De récentes fouilles à Pompéi ont permis notamment de découvrir en 2018 une inscription qui prouve que la ville a été détruite après le 17 octobre 79 après J.-C., et non le 24 août comme on le pensait jusque là.
En octobre, les archéologues ont aussi mis au jour une fresque représentant un gladiateur en armure se tenant debout, victorieux face à son adversaire blessé et couvert de sang.
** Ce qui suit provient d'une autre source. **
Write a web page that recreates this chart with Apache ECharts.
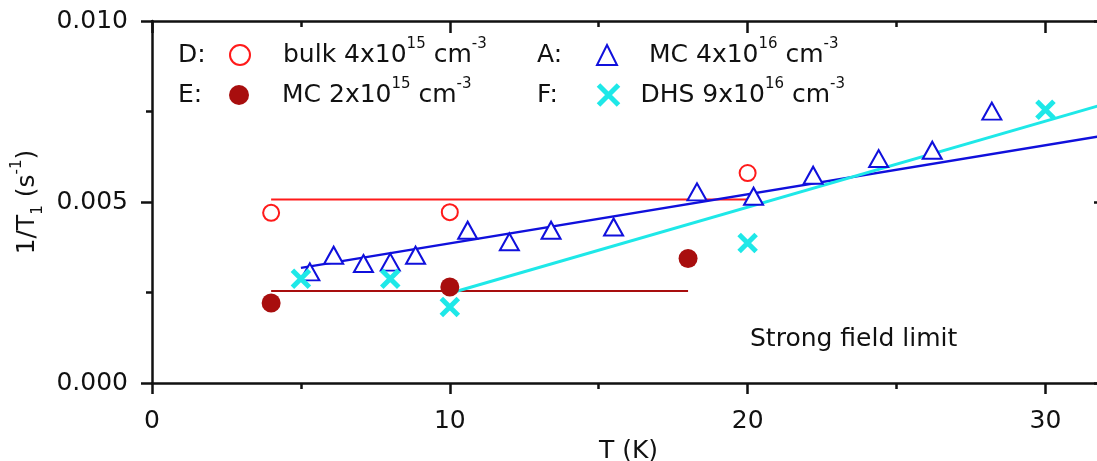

Le bâtiment qui l'abrite était sans doute une taverne fréquentée par des combattants et des prostituées.
"Lorsque vous faites des fouilles à Pompéi, il y a toujours des surprises"
Alors que les chasseurs de trésors ont pillé Pompéi à travers les siècles à la recherche de bijoux ou d'objets précieux, des zones entières du site restent aujourd'hui encore inexplorées.
Chaque découverte aide les historiens à comprendre non seulement ce qu'était la vie dans l'antique cité, mais aussi ce qui s'est passé dans ses dernières heures tragiques, lorsque le ciel s'est chargé de feu et de cendres, a expliqué Massimo Osanna.
"Lorsque vous faites des fouilles à Pompéi, il y a toujours des surprises", a souligné Massimo Osanna, qui se dit certain que les recherches dans les zones inexplorées donneront lieu à des "découvertes extraordinaires".
Le climat, nouvelle menace pour Pompéi
Les événements météorologiques violents causés par le changement climatique "sont notre plus grand défi", a ajouté M. Osanna, dont le nouveau livre Pompéi, il tempo ritrovato ("Pompéi le temps retrouvé, Rizzoli") décrit la course pour préserver ce site vulnérable inscrit sur la liste du patrimoine mondial de l'UNESCO.
"Nous avons 50 personnes - restaurateurs, archéologues, architectes, ingénieurs - sur place en permanence, qui effectuent des inspections et interviennent si nécessaire, et ce nombre passera à 70 l'année prochaine", a-t-il précisé.
Le projet Grand Pompéi, financé en partie par l'UE, s'achèvera à la fin de l'année, mais le gouvernement italien a alloué 32 millions d'euros pour la poursuite des fouilles.
La cité de ruines, près de Naples, est le deuxième site touristique le plus visité d'Italie, derrière le Colisée de Rome, avec un peu moins de quatre millions de visiteurs en 2019.